I'm starting to realize that some of the text's immediacy finds its source in something other than the author's love for his subject, though. For all the unimaginable otherworldliness of her childhood life, with its uncharted wildnernesses and values and beliefs so different from our own, Laura Ingalls Wilder only died in 1957. When my dad was a little boy, he could have sat on her lap. He could have listened to her stories told in her own voice, watched TV with her in my grandmother's dark cave of a living room.

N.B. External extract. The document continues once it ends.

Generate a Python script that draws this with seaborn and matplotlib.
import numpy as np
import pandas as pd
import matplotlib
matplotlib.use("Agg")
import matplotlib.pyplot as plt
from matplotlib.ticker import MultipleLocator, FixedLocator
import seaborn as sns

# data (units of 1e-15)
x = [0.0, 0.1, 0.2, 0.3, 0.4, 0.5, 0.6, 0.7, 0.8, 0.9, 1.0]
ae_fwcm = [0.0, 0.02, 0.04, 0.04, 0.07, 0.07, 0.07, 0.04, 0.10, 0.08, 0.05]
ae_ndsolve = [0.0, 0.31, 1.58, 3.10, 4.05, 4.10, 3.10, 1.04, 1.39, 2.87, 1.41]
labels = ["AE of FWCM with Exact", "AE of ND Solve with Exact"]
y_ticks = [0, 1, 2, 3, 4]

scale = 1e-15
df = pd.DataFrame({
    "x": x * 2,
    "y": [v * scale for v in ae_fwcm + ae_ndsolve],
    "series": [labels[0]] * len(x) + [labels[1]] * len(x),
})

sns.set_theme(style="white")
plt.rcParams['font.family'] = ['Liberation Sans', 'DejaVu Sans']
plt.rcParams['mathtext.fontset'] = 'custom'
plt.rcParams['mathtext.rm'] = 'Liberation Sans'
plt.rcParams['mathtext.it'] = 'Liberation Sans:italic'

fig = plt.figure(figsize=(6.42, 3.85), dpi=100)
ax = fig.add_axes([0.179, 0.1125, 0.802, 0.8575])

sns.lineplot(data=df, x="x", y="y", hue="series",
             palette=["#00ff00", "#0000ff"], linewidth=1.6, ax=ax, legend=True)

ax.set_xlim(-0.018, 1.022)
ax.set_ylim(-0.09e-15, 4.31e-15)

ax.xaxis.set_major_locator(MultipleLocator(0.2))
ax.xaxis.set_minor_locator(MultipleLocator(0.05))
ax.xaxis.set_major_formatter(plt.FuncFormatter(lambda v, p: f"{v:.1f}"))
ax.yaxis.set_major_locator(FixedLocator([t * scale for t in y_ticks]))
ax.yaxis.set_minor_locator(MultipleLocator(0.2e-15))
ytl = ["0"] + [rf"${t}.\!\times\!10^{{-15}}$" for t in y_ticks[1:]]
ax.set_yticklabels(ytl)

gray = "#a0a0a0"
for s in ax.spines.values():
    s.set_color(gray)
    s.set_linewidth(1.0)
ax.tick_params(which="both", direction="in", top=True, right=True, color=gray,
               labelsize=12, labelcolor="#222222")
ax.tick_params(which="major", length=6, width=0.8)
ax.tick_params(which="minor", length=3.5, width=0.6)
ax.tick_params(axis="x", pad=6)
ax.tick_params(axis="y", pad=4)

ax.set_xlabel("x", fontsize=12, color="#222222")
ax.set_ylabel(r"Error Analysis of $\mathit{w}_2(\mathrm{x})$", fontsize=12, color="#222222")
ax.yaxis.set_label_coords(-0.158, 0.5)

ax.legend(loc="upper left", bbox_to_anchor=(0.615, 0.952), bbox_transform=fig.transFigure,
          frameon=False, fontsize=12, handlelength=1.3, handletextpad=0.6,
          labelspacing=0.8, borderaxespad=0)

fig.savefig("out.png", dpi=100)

Sure, the books happened in another time and place, as exemplified by a story in the biography's first chapter: When Laura was a grownup, she tried to find the original Little House. She and her daughter drove through Oklahoma, and thought they wound up in the right place. Only years later when Zochert was researching this biography was it discovered that Laura wasn't even in the neighborhood--the real Little House was in Kansas. How can it be that just a hundred years ago, whole stretches of the country were being made void and formless, being remade so thoroughly that in the space of a lifetime one could loose a house, a town?
But "her life spanned ninety years," Zochert writes in the book's preface. "In this incredible reach of time, wonders were common--the invention of the telephone, the radio, the automobile, the motion picture, the airplane, the television, the transistor, the computer, the taming of nuclear energy--but none so wonderful as the stuff of life upon which she turned the bright lens of memory and imagination. In the year Laura Ingalls Wilder died, American military advisors were already in Vietnam; artificial satellites whirred and whispered around the earth. So close do we stand to the Little House in the Big Woods, to the vast world of pioneer America, to the sound of a fiddle drifting across the distant prairie."
Being a University of Vermont student means spending time in Montreal, the funnest place on the North America continent. And on every one of my trips home from the city, I passed a sign pointing off down a faceless highway, one that read simply "Prairie." I always wanted to turn onto that road, because the sign's matter of factness made me suspect that, if I drove far enough, I might find myself in calico and hoop skirts, safe and happy in a little sod house on the bank of a creek.
It's tempting to think that the perfect world we see in Laura's childhood was indescribably better than our own, pure and full of goodness and light. But of course it wasn't, and it's too bad that Zochert doesn't get it: Everyday we all live lives just a great as Laura Ingalls Wilder's, just as of an era and just as of all eras. The only thing that separates us from her is time, and time is no judge, no trip from better to worse or worse to better. We could write stories of our childhoods, of Sesame Street and Chef Boyardee and checking The Long Winter out of school libraries housing thousands and thousands of books, and she would be just as amazed by them as we are by the stories of her childhood.
Any one of us could be Laura Ingalls Wilder if we wanted to, which is probably one of the reasons why practically everyone I know gets misty-eyed at the thought of the first time they ever read Little House on the Prairie. We love her for what she wrote, but we also loved her for what she was--us.